**SET TASK:** Restate, exactly and without pictures, the lines from the start of the listing below through the line holding "-- ++(-31.5,33) -- ++(-31.5,-33)".

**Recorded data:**

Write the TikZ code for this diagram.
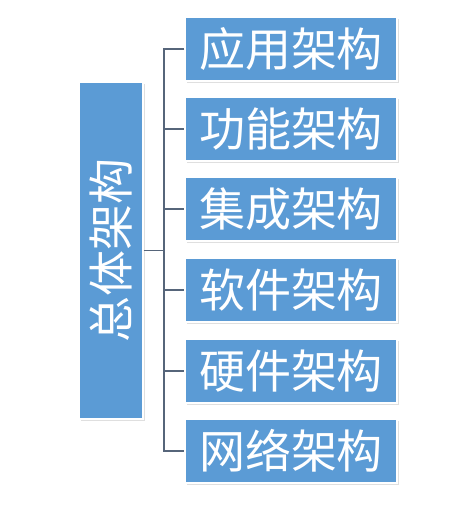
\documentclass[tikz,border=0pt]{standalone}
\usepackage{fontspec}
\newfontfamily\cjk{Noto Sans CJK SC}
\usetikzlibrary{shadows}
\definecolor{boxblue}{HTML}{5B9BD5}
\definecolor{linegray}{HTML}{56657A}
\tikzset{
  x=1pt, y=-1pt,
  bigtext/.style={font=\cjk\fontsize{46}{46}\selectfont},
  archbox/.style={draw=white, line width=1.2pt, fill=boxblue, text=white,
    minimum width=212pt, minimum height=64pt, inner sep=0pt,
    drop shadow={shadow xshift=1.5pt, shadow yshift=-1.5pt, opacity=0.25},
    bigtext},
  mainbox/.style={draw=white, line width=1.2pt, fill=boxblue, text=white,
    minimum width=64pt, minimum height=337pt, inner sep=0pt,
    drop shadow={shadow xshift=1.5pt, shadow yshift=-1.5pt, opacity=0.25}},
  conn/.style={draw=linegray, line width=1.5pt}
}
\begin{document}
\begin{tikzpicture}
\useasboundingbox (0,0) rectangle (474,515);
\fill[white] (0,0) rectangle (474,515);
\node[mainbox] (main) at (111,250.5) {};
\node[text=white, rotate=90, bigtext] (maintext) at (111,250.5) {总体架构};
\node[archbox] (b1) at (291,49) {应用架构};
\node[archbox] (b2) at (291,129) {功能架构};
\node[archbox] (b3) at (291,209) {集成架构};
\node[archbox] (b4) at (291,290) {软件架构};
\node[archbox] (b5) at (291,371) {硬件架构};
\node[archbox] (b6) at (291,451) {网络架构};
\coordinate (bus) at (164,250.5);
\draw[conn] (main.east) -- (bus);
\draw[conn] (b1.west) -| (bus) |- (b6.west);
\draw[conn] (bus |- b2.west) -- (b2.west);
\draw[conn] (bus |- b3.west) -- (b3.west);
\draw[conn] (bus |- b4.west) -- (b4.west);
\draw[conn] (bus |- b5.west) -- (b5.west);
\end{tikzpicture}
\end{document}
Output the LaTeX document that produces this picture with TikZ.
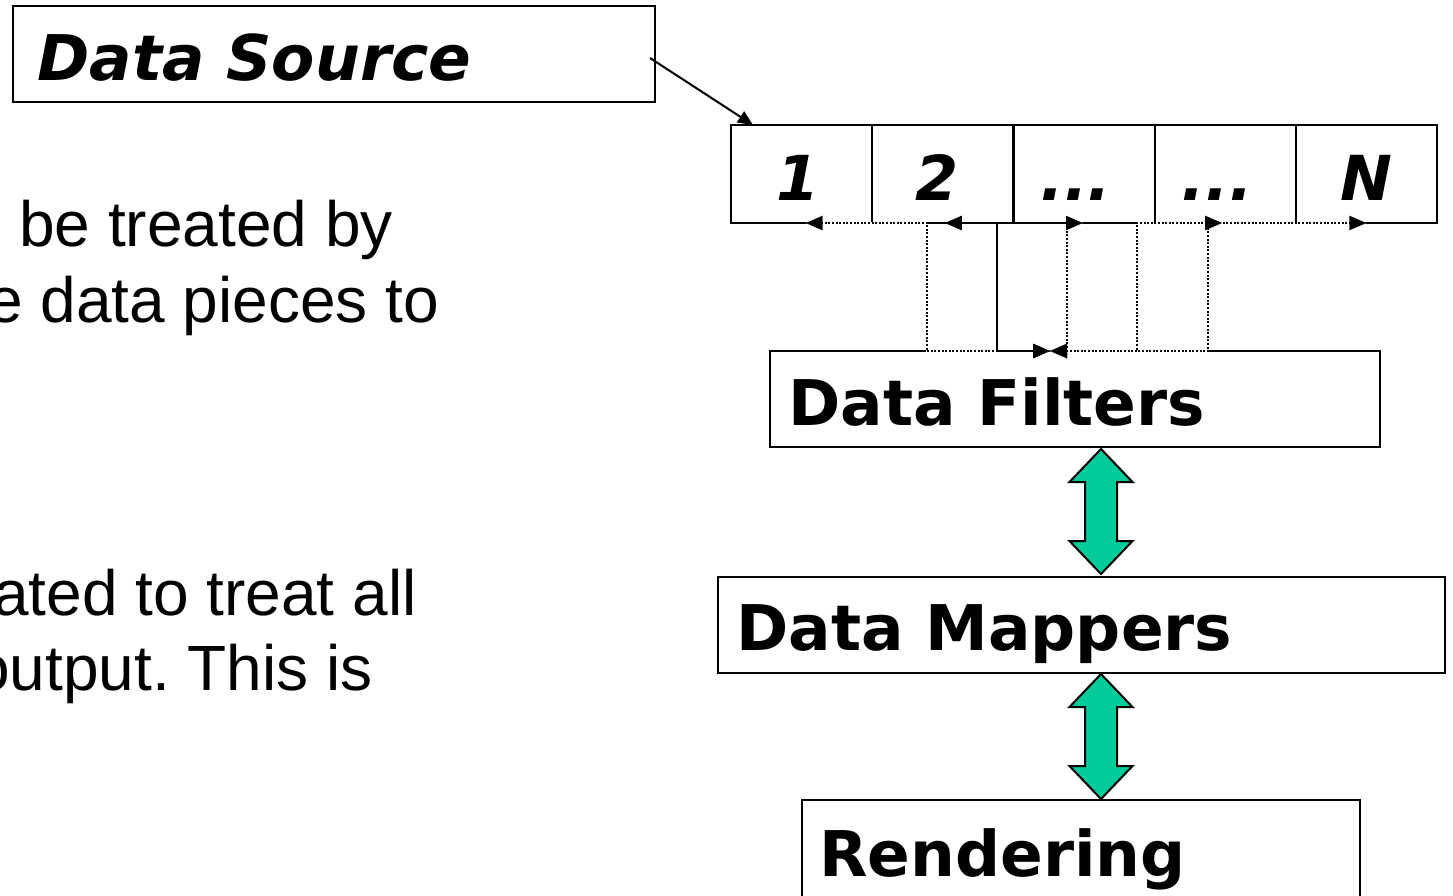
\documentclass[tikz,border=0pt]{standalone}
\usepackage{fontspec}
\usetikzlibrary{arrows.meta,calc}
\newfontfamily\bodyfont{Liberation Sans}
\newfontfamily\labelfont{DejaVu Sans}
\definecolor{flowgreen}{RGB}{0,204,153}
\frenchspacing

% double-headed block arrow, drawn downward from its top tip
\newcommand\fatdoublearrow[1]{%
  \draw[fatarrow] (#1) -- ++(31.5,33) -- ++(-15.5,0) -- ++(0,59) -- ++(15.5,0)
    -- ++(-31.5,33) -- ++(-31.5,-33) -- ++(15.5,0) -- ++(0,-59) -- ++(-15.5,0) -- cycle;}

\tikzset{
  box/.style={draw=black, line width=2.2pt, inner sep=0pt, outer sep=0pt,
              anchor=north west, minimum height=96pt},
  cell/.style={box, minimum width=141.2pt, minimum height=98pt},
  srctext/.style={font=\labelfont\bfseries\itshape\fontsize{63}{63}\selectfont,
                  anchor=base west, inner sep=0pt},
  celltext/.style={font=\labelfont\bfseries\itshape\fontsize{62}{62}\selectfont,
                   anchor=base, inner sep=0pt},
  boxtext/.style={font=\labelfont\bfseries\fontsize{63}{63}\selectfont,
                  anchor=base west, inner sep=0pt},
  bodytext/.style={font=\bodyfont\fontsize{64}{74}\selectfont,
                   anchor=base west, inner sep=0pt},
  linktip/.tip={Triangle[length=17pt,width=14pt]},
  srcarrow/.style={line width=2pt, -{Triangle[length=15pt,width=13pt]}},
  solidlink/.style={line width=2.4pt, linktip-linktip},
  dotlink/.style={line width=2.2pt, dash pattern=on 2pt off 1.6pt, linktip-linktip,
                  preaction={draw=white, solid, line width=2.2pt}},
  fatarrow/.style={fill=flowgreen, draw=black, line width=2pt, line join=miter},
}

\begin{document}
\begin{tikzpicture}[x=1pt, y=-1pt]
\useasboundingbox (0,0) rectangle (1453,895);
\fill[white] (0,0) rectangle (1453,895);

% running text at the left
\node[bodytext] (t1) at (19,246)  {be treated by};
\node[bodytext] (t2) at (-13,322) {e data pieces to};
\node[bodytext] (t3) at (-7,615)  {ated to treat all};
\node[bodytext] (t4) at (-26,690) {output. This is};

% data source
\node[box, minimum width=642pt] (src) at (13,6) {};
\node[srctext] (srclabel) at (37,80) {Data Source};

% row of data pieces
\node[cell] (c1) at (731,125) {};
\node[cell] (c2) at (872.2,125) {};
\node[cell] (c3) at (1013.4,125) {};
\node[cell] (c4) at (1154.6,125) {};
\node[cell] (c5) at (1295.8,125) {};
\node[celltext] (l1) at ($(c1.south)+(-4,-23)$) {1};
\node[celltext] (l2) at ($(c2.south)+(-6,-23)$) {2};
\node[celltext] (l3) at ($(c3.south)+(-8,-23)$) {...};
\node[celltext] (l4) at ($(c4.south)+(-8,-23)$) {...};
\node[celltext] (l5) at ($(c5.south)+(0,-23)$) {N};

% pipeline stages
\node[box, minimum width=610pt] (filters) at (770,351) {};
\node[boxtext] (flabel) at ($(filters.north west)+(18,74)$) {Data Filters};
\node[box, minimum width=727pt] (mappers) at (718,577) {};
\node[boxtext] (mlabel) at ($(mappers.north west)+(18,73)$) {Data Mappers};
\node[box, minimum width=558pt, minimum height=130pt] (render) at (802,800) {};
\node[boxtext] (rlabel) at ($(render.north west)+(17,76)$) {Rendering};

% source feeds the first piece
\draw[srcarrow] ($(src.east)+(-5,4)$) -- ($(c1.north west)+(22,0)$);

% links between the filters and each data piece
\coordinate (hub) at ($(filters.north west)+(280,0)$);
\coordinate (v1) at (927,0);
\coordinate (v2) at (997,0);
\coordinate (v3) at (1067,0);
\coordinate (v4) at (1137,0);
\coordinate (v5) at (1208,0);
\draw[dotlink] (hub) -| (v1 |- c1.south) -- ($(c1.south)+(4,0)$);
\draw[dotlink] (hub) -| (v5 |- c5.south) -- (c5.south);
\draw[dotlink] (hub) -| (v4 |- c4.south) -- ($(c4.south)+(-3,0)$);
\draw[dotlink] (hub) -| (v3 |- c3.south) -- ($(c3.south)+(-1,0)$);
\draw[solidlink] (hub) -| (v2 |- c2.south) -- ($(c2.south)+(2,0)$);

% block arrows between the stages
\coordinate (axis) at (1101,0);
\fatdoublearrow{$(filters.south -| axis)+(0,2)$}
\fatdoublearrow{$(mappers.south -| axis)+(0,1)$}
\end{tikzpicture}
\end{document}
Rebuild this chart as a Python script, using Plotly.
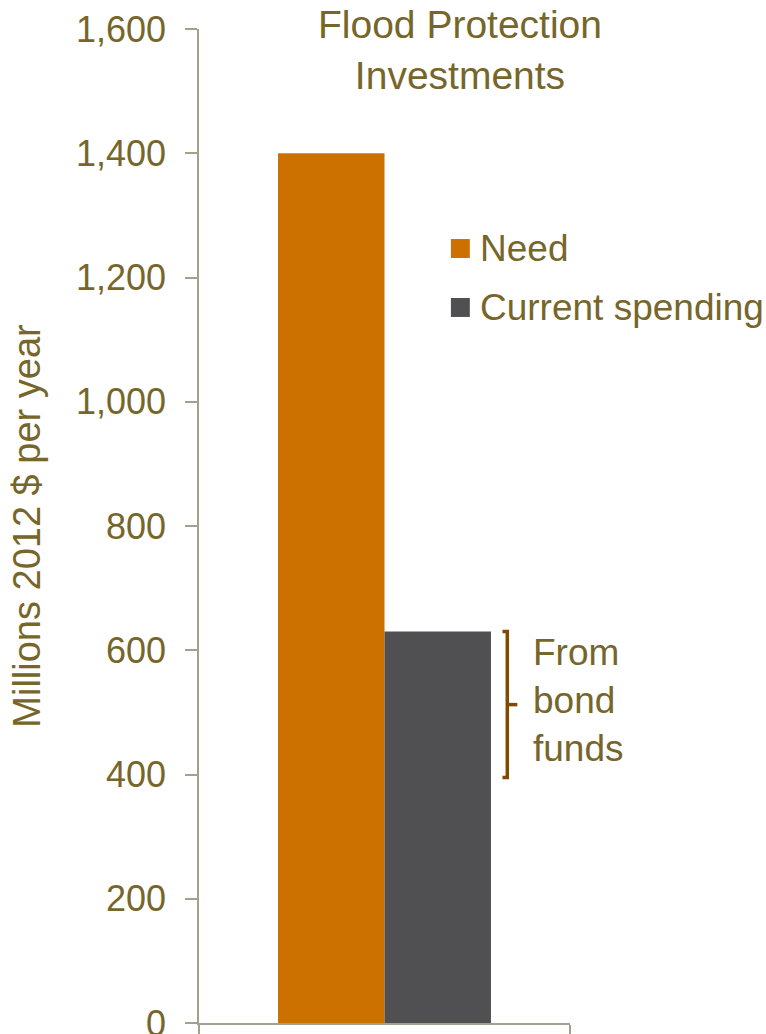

**TASK ANSWER:**
Write the TikZ code for this diagram.
\documentclass[tikz,border=0pt]{standalone}
\usepackage{fontspec}
\newfontfamily\cjk{Noto Sans CJK SC}
\usetikzlibrary{shadows}
\definecolor{boxblue}{HTML}{5B9BD5}
\definecolor{linegray}{HTML}{56657A}
\tikzset{
  x=1pt, y=-1pt,
  bigtext/.style={font=\cjk\fontsize{46}{46}\selectfont},
  archbox/.style={draw=white, line width=1.2pt, fill=boxblue, text=white,
    minimum width=212pt, minimum height=64pt, inner sep=0pt,
    drop shadow={shadow xshift=1.5pt, shadow yshift=-1.5pt, opacity=0.25},
    bigtext},
  mainbox/.style={draw=white, line width=1.2pt, fill=boxblue, text=white,
    minimum width=64pt, minimum height=337pt, inner sep=0pt,
    drop shadow={shadow xshift=1.5pt, shadow yshift=-1.5pt, opacity=0.25}},
  conn/.style={draw=linegray, line width=1.5pt}
}
\begin{document}
\begin{tikzpicture}
\useasboundingbox (0,0) rectangle (474,515);
\fill[white] (0,0) rectangle (474,515);
\node[mainbox] (main) at (111,250.5) {};
\node[text=white, rotate=90, bigtext] (maintext) at (111,250.5) {总体架构};
\node[archbox] (b1) at (291,49) {应用架构};
\node[archbox] (b2) at (291,129) {功能架构};
\node[archbox] (b3) at (291,209) {集成架构};
\node[archbox] (b4) at (291,290) {软件架构};
\node[archbox] (b5) at (291,371) {硬件架构};
\node[archbox] (b6) at (291,451) {网络架构};
\coordinate (bus) at (164,250.5);
\draw[conn] (main.east) -- (bus);
\draw[conn] (b1.west) -| (bus) |- (b6.west);
\draw[conn] (bus |- b2.west) -- (b2.west);
\draw[conn] (bus |- b3.west) -- (b3.west);
\draw[conn] (bus |- b4.west) -- (b4.west);
\draw[conn] (bus |- b5.west) -- (b5.west);
\end{tikzpicture}
\end{document}
Output the LaTeX document that produces this picture with TikZ.
\documentclass[tikz,border=0pt]{standalone}
\usepackage{fontspec}
\usetikzlibrary{arrows.meta,calc}
\newfontfamily\bodyfont{Liberation Sans}
\newfontfamily\labelfont{DejaVu Sans}
\definecolor{flowgreen}{RGB}{0,204,153}
\frenchspacing

% double-headed block arrow, drawn downward from its top tip
\newcommand\fatdoublearrow[1]{%
  \draw[fatarrow] (#1) -- ++(31.5,33) -- ++(-15.5,0) -- ++(0,59) -- ++(15.5,0)
    -- ++(-31.5,33) -- ++(-31.5,-33) -- ++(15.5,0) -- ++(0,-59) -- ++(-15.5,0) -- cycle;}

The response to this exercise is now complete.